Ряд курьезных переделок был произведен Владиславлевым в здании университета. Вправо от парадного входа, в нижнем этаже, шли обширные раздевальные помещения, уставленные рядами вешалок, с огромными окнами на улицу. В конце раздевальной дверь вела в обширную студенческую библиотеку-читальню. Фундаментальная, научная библиотека помещалась наверху, а тут на столах были разложены все выходившие в России журналы и газеты, выдавалась студентам беллетристика, публицистика и ходовые в студенчестве книги для собственного чтения, а не для научной работы. Заведывал студенческою читальнею Алексей Кириллович Кириллов, милый человек в темных очках, остроумный, большой приятель всех студентов. В задней части нижнего этажа, выходившей окнами на двор, помещался студенческий буфет.

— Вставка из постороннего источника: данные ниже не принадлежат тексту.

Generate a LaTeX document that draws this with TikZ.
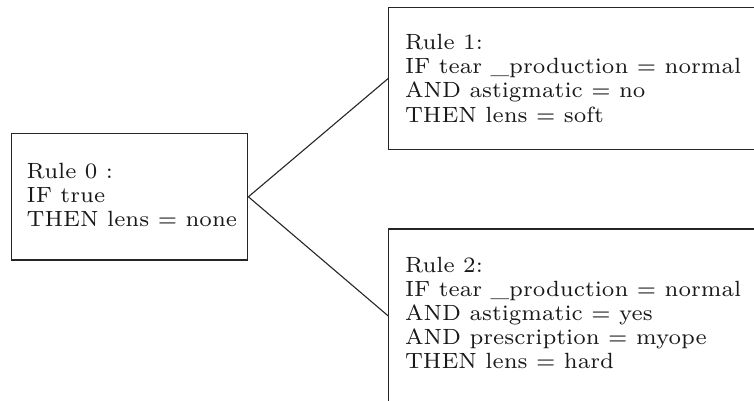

Владиславлев решил, что от читальни и буфета один только вред: они способствуют общению между студентами, взаимному знакомству, разговорам. Между тем первый же параграф университетского устава гласил: "Студент есть отдельный посетитель университета", – значит, всякое общение студентов между собою являлось нежелательным. Владиславлев закрыл студенческую читальню, все книги перевел в фундаментальную библиотеку, а выдачу их подчинил обычным правилам: текущих газет, журналов и беллетристики не выдавать. Пришлось ввести себе в бюджет новую расходную статью, – по пятачку в день на кружку пива: номер газеты стоил пятак, а в портерной за тот же пятак можно было читать все газеты и еженедельные журналы, и в придачу – кружка пива. Буфет университетский тоже был закрыт, нам предоставлено было питаться где угодно. Глухая стена без дверей отгородила переднюю часть нижнего помещения от задней. В передней части были устроены вешалки для физико-математического и восточного факультетов, в задней – для юридического и историко-филологического. В первое помещение можно было попасть только с улицы, во второе – только со двора. Это тоже во избежание "скопа".
Воротившись с каникул осенью, мы, по старой привычке, спешили в читальню, открывали дверь и в изумлении останавливались: вместо читальни был большой, великолепно оборудованный… ватерклозет! Кафельный пол, белые писсуары, желтые двери уютных каюток. Нужно же было придумать! Ходила острота, что в Петербургском университете произошли две соответственных перемены: вместо Андреевского – Владиславлев и вместо читальни – ватерклозет.
Библиотекарь Алексей Кириллович был переведен наверх, в фундаментальную библиотеку. Мы его спрашивали о дальнейшей его судьбе.
– Не знаю. Мне Владиславлев сказав: "Мы вас не оставим". А что это значит: милостью ли своею не оставят или на службе не оставят, – не знаю.